### Records for the exercise
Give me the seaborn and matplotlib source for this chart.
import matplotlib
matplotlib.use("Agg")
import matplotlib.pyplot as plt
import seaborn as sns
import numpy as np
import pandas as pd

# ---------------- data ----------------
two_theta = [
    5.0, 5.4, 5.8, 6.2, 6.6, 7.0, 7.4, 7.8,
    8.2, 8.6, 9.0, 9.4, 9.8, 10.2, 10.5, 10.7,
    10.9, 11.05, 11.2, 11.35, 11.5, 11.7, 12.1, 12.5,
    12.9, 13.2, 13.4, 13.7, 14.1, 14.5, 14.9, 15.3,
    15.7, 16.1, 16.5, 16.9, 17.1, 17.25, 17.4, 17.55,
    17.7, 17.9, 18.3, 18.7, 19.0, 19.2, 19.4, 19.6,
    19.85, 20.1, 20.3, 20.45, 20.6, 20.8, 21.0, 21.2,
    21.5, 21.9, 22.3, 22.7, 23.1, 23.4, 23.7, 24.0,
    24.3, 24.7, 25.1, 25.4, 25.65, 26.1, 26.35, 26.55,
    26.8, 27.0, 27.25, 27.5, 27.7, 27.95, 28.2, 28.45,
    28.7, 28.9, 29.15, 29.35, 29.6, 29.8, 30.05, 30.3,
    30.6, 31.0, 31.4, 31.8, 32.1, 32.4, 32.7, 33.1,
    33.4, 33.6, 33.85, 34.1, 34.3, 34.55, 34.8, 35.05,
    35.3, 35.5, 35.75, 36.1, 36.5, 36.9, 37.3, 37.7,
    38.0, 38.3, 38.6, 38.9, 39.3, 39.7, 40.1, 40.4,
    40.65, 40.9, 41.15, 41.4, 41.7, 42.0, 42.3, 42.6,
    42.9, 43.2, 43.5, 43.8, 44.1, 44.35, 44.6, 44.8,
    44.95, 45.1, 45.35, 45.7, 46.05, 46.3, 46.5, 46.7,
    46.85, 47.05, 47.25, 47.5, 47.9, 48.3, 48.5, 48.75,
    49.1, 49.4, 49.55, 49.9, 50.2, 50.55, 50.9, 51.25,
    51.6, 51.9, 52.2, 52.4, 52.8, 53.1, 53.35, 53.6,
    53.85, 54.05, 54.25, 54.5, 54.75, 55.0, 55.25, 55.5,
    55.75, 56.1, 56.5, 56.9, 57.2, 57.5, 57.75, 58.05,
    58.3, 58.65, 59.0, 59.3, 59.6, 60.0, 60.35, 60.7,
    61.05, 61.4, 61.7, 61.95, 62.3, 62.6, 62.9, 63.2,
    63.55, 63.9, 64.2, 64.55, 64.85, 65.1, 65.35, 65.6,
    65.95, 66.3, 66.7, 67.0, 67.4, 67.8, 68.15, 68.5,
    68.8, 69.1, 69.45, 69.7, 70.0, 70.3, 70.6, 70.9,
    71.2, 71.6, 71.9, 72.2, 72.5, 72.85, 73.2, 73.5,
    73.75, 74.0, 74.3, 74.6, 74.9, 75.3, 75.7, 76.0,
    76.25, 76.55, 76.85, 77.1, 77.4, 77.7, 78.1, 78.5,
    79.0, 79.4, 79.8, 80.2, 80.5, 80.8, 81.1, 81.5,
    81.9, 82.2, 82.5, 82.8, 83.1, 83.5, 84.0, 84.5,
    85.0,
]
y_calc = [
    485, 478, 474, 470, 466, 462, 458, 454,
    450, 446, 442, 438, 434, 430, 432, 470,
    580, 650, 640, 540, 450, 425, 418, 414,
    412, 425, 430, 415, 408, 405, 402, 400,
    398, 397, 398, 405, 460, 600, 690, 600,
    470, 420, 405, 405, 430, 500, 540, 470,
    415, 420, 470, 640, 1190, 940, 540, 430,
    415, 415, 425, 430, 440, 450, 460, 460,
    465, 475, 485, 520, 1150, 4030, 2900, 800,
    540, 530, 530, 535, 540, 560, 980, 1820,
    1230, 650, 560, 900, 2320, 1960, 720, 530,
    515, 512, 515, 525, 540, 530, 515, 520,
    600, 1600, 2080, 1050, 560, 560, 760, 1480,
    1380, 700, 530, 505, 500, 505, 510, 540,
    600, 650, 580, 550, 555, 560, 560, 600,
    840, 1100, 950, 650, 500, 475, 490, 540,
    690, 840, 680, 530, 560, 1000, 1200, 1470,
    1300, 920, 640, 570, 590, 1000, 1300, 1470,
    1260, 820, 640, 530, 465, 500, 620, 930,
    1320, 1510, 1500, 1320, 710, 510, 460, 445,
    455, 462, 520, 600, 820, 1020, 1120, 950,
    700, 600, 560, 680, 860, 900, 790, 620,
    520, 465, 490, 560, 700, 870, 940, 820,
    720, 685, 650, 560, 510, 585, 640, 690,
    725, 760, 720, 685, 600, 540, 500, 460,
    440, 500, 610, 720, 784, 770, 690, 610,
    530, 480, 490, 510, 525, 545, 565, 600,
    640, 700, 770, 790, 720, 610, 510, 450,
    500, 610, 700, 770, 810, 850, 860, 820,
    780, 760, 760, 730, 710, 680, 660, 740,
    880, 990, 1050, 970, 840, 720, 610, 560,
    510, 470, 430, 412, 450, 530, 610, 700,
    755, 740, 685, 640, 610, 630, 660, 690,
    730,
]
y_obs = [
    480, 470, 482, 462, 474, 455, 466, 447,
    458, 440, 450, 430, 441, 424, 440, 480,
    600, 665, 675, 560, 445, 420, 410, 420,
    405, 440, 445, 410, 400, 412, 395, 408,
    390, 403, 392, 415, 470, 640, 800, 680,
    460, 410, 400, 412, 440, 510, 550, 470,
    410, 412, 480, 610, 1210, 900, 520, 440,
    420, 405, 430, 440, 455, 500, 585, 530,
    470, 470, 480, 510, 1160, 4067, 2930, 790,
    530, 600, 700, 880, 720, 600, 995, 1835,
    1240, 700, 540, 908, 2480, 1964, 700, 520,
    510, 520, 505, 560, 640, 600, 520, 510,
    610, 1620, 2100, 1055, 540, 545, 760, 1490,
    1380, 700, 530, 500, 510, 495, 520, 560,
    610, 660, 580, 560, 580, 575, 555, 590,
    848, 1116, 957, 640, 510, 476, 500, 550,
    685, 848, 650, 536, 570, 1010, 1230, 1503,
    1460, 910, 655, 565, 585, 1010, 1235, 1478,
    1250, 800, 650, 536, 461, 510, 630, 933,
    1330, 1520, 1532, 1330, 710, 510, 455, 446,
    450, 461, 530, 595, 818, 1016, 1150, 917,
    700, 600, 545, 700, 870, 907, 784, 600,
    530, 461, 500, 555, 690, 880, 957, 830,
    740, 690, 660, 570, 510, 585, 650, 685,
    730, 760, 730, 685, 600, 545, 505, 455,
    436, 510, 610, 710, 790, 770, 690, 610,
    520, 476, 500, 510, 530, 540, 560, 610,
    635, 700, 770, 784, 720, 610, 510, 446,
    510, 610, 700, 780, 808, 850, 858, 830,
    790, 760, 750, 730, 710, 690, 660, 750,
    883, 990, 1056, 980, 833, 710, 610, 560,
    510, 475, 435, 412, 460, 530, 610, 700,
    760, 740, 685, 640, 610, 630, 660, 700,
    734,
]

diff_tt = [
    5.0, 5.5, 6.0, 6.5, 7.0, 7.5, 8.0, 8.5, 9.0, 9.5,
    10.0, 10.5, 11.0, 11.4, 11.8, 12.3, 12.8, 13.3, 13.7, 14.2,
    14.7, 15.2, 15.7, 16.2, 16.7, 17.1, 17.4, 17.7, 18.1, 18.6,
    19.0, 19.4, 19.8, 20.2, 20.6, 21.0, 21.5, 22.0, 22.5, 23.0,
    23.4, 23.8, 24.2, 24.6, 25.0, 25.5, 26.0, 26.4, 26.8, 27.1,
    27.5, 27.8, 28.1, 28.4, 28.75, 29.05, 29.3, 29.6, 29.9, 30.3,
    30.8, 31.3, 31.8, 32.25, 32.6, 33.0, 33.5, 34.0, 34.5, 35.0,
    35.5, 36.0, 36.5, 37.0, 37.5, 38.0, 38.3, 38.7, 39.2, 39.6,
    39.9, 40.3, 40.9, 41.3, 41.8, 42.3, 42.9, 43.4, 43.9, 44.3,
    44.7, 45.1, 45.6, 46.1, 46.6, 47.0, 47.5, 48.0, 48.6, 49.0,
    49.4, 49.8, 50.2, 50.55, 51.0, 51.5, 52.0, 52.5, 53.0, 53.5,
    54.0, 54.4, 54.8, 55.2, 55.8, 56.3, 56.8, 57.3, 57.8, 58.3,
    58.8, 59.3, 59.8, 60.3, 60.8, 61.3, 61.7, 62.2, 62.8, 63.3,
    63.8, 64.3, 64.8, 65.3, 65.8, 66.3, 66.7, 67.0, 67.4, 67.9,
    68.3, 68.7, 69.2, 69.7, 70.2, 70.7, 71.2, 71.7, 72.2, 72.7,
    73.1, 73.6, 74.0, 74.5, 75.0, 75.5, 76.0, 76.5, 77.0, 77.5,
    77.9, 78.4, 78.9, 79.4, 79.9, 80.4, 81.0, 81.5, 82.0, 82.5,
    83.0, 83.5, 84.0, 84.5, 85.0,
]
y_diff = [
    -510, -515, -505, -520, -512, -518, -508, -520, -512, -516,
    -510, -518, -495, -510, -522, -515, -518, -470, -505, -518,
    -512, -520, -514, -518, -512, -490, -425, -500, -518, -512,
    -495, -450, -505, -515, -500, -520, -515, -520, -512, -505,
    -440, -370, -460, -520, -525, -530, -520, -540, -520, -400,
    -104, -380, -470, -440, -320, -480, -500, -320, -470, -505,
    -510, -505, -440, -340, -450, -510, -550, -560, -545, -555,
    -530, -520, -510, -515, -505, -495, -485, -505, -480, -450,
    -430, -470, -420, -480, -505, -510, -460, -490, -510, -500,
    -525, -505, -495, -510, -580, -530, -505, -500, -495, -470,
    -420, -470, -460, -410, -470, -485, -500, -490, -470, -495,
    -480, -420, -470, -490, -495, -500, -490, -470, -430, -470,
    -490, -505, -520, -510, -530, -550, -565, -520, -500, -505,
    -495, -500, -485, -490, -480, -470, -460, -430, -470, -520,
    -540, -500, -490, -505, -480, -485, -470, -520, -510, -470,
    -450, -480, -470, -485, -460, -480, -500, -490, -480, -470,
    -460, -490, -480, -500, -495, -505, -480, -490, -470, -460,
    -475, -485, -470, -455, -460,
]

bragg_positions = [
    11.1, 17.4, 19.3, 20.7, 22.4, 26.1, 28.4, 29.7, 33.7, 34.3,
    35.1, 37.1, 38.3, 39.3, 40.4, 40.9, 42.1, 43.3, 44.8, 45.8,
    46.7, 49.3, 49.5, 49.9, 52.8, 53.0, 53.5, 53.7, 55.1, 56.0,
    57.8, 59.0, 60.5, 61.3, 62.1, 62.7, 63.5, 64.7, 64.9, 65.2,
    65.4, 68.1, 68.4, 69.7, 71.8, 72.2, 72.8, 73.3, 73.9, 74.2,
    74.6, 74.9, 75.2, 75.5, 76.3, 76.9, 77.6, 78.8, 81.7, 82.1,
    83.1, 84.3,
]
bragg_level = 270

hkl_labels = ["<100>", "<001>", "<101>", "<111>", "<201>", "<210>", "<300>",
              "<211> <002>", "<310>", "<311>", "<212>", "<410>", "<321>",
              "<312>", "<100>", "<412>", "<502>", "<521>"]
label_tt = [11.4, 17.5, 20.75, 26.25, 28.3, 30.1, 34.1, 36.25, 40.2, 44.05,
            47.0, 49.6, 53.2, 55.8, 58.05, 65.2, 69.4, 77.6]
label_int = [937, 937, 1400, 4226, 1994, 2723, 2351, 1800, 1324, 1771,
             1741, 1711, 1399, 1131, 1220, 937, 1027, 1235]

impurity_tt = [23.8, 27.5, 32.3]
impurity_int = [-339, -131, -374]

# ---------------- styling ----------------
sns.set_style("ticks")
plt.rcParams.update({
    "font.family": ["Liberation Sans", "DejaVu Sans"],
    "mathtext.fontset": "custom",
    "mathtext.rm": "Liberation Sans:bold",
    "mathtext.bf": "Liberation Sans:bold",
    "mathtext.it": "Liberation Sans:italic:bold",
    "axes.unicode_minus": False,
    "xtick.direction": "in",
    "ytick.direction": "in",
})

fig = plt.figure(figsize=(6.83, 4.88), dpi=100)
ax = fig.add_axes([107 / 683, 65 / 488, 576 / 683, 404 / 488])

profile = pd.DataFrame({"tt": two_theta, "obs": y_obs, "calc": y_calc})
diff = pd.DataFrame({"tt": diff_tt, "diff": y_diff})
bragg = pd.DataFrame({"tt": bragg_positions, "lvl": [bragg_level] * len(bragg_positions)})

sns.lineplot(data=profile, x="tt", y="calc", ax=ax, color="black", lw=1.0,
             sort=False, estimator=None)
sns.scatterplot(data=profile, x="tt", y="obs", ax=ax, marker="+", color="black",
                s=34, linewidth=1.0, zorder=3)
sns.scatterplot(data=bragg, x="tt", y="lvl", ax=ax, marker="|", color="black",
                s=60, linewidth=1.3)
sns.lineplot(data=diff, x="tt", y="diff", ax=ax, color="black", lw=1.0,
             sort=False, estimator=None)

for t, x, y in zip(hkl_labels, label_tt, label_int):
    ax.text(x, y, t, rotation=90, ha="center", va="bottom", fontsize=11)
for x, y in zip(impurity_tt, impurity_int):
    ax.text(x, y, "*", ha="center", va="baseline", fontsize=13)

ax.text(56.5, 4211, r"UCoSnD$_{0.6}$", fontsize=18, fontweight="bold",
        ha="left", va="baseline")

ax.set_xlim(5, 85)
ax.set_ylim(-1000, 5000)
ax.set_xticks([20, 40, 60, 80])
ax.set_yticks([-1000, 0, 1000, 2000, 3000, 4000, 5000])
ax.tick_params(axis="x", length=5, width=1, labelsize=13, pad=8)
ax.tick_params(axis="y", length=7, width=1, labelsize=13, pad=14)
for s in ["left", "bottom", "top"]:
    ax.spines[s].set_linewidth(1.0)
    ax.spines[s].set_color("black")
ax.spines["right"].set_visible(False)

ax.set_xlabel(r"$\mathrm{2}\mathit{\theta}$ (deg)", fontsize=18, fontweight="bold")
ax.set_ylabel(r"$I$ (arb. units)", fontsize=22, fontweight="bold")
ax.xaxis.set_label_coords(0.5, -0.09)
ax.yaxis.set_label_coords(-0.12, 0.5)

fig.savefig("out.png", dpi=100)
######
### Records for the exercise
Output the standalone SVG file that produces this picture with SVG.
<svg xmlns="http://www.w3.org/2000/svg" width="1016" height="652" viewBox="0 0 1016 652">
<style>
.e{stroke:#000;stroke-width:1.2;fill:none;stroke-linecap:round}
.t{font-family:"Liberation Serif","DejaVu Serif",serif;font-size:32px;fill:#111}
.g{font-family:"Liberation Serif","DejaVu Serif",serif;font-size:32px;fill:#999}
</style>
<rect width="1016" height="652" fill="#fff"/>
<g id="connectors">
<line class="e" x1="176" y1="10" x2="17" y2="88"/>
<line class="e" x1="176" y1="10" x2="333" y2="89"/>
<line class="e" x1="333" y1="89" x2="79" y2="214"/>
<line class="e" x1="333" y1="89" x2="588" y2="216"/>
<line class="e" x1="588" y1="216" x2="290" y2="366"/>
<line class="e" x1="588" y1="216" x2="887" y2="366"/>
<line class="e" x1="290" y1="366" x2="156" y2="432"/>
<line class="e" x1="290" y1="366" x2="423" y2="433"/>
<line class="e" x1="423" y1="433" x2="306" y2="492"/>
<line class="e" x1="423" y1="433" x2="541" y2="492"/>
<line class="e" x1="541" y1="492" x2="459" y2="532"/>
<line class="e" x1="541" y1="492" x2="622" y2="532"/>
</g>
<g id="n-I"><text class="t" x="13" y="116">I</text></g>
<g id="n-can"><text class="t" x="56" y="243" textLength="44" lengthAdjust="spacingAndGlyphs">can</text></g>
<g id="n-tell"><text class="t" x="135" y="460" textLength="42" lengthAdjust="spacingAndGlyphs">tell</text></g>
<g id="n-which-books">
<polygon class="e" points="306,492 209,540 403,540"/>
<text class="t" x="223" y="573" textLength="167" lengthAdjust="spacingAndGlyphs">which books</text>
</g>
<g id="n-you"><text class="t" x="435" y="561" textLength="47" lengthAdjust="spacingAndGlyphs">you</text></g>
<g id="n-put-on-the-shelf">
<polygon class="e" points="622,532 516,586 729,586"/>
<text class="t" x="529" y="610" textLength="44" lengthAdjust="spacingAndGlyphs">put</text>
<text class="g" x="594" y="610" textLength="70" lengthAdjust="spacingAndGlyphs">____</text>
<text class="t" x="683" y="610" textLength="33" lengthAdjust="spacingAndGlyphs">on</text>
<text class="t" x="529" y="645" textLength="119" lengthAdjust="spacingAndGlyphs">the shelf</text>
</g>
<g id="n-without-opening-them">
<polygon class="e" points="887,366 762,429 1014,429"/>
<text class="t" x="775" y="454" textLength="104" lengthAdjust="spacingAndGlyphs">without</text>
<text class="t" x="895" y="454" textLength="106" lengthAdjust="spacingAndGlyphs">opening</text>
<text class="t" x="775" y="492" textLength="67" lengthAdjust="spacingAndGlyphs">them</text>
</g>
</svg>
######
Instructions for the task: Of the lines above, retype only those from the line containing "Give me the" through the line containing "import pandas as pd", including both, exactly.

Written solution:
Give me the seaborn and matplotlib source for this chart.
import matplotlib
matplotlib.use("Agg")
import matplotlib.pyplot as plt
import seaborn as sns
import numpy as np
import pandas as pd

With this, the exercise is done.